+++ DATA SHOWN +++

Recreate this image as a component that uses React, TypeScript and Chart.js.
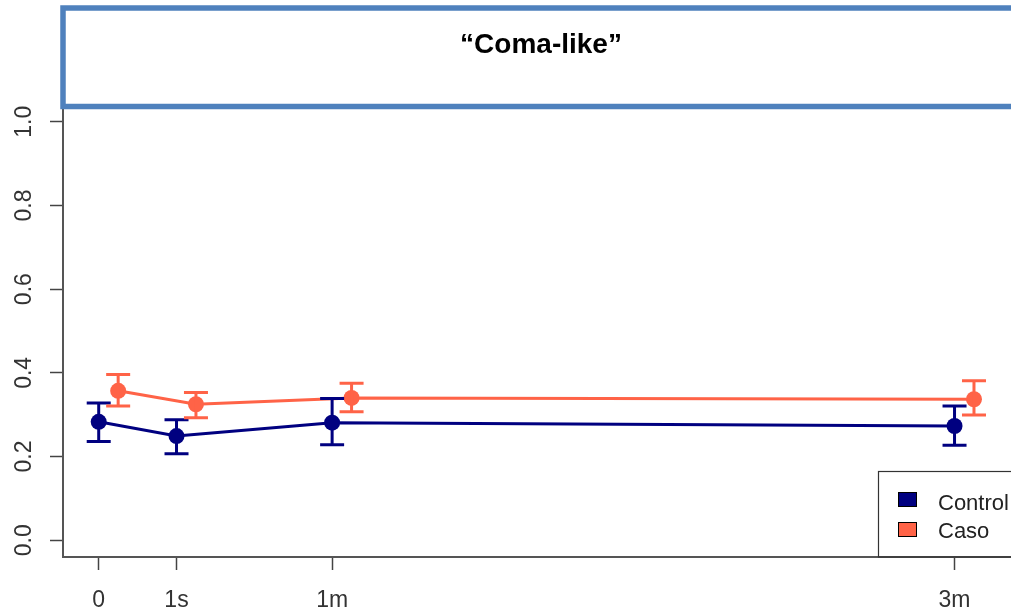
import React, { useEffect, useRef } from 'react';
import { Chart, registerables } from 'chart.js';

Chart.register(...registerables);

// ---- data ----
const categories = ['0', '1s', '1m', '3m'];
const categoryX = [0, 1, 3, 11];
const seriesNames = ['Control', 'Caso'];
const controlMean = [0.283, 0.249, 0.281, 0.273];
const controlLower = [0.236, 0.207, 0.228, 0.227];
const controlUpper = [0.328, 0.288, 0.339, 0.321];
const casoMean = [0.357, 0.325, 0.34, 0.337];
const casoLower = [0.321, 0.293, 0.307, 0.299];
const casoUpper = [0.396, 0.353, 0.375, 0.381];
const yTicks = [0, 0.2, 0.4, 0.6, 0.8, 1.0];
const yTickLabels = ['0.0', '0.2', '0.4', '0.6', '0.8', '1.0'];
const titleText = '\u201CComa-like\u201D';

const CONTROL_COLOR = '#000080';
const CASO_COLOR = '#FF6347';
const CASO_DODGE = 0.25;
const FONT = '"Liberation Sans", Arial, sans-serif';
const CANVAS_W = 1040;
const CANVAS_H = 614;

const errorBarPlugin = {
  id: 'errorBars',
  afterDatasetsDraw(chart: any) {
    const ctx = chart.ctx;
    const xs = chart.scales.x;
    const ys = chart.scales.y;
    ctx.save();
    chart.data.datasets.forEach((ds: any) => {
      ctx.strokeStyle = ds.borderColor;
      ctx.lineWidth = 3;
      ds.data.forEach((p: any, i: number) => {
        const px = xs.getPixelForValue(p.x);
        const lo = ys.getPixelForValue(ds.errLow[i]);
        const hi = ys.getPixelForValue(ds.errHigh[i]);
        ctx.beginPath();
        ctx.moveTo(px, lo);
        ctx.lineTo(px, hi);
        ctx.moveTo(px - 12, lo);
        ctx.lineTo(px + 12, lo);
        ctx.moveTo(px - 12, hi);
        ctx.lineTo(px + 12, hi);
        ctx.stroke();
      });
    });
    ctx.restore();
  },
};

const decorPlugin = {
  id: 'decor',
  afterDraw(chart: any) {
    const ctx = chart.ctx;
    ctx.save();
    // title box
    ctx.fillStyle = '#ffffff';
    ctx.fillRect(63, 8, CANVAS_W, 98.5);
    ctx.strokeStyle = '#4F81BD';
    ctx.lineWidth = 5.5;
    ctx.strokeRect(63, 8, CANVAS_W, 98.5);
    ctx.fillStyle = '#000000';
    ctx.font = `bold 28px ${FONT}`;
    ctx.textAlign = 'center';
    ctx.textBaseline = 'alphabetic';
    ctx.fillText(titleText, 541, 53);

    // legend
    const area = chart.chartArea;
    ctx.strokeStyle = '#333333';
    ctx.lineWidth = 1.2;
    ctx.strokeRect(878.5, 471.5, CANVAS_W, area.bottom - 471.5);
    ctx.font = `22px ${FONT}`;
    ctx.textAlign = 'left';
    const rows = [
      { y: 492, base: 510 },
      { y: 522, base: 538 },
    ];
    chart.data.datasets.forEach((ds: any, i: number) => {
      const r = rows[i];
      ctx.fillStyle = ds.borderColor;
      ctx.fillRect(898, r.y, 19, 15);
      ctx.strokeStyle = '#000000';
      ctx.lineWidth = 1;
      ctx.strokeRect(898.5, r.y + 0.5, 18, 14);
      ctx.fillStyle = '#222222';
      ctx.fillText(ds.label, 938, r.base);
    });
    ctx.restore();
  },
};

export default function App() {
  const ref = useRef<HTMLCanvasElement | null>(null);

  useEffect(() => {
    if (!ref.current) return;
    const controlData = categoryX.map((x, i) => ({ x, y: controlMean[i] }));
    const casoData = categoryX.map((x, i) => ({ x: x + CASO_DODGE, y: casoMean[i] }));
    const chart = new Chart(ref.current, {
      type: 'line',
      data: {
        datasets: [
          {
            label: seriesNames[0],
            data: controlData,
            borderColor: CONTROL_COLOR,
            backgroundColor: CONTROL_COLOR,
            pointBackgroundColor: CONTROL_COLOR,
            borderWidth: 3,
            pointRadius: 8,
            pointBorderWidth: 0,
            tension: 0,
            errLow: controlLower,
            errHigh: controlUpper,
          } as any,
          {
            label: seriesNames[1],
            data: casoData,
            borderColor: CASO_COLOR,
            backgroundColor: CASO_COLOR,
            pointBackgroundColor: CASO_COLOR,
            borderWidth: 3,
            pointRadius: 8,
            pointBorderWidth: 0,
            tension: 0,
            errLow: casoLower,
            errHigh: casoUpper,
          } as any,
        ],
      },
      options: {
        animation: false,
        responsive: false,
        devicePixelRatio: 1,
        layout: { padding: { top: 105, right: CANVAS_W - 1023, left: 0, bottom: 0 } },
        plugins: {
          legend: { display: false },
          tooltip: { enabled: false },
          title: { display: false },
        },
        scales: {
          x: {
            type: 'linear',
            min: -0.459,
            max: 11.88,
            afterBuildTicks: (scale: any) => {
              scale.ticks = categoryX.map((v) => ({ value: v }));
            },
            afterFit: (scale: any) => {
              scale.height = CANVAS_H - 557;
            },
            ticks: {
              autoSkip: false,
              maxRotation: 0,
              minRotation: 0,
              padding: 17,
              color: '#333333',
              font: { family: FONT, size: 23 },
              callback: (value: any) => {
                const idx = categoryX.indexOf(Number(value));
                return idx >= 0 ? categories[idx] : '';
              },
            },
            grid: {
              drawOnChartArea: false,
              drawTicks: true,
              tickLength: 13,
              tickWidth: 1.5,
              tickColor: '#444444',
            },
            border: { display: true, color: '#555555', width: 2 },
          },
          y: {
            type: 'linear',
            min: -0.04,
            max: 1.04,
            afterBuildTicks: (scale: any) => {
              scale.ticks = yTicks.map((v) => ({ value: v }));
            },
            afterFit: (scale: any) => {
              scale.width = 63;
            },
            ticks: {
              autoSkip: false,
              minRotation: 90,
              maxRotation: 90,
              crossAlign: 'center',
              padding: 9,
              color: '#333333',
              font: { family: FONT, size: 23 },
              callback: (value: any) => {
                const idx = yTicks.findIndex((t) => Math.abs(t - Number(value)) < 1e-9);
                return idx >= 0 ? yTickLabels[idx] : '';
              },
            },
            grid: {
              drawOnChartArea: false,
              drawTicks: true,
              tickLength: 13,
              tickWidth: 1.5,
              tickColor: '#444444',
            },
            border: { display: true, color: '#555555', width: 2 },
          },
        },
      } as any,
      plugins: [errorBarPlugin, decorPlugin],
    });
    return () => chart.destroy();
  }, []);

  return (
    <div
      style={{
        position: 'fixed',
        left: 0,
        top: 0,
        width: 1011,
        height: 614,
        overflow: 'hidden',
        background: '#ffffff',
      }}
    >
      <canvas ref={ref} width={CANVAS_W} height={CANVAS_H} style={{ width: CANVAS_W, height: CANVAS_H, display: 'block' }} />
    </div>
  );
}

+++

> **GIVEN PROBLEM**
Please quote the lines of the material, beginning with the first and ending with the one that contains "Chart.register(...registerables);", exactly as written and without any pictures.

> **EXERCISE ANSWER**
Recreate this image as a component that uses React, TypeScript and Chart.js.
import React, { useEffect, useRef } from 'react';
import { Chart, registerables } from 'chart.js';

Chart.register(...registerables);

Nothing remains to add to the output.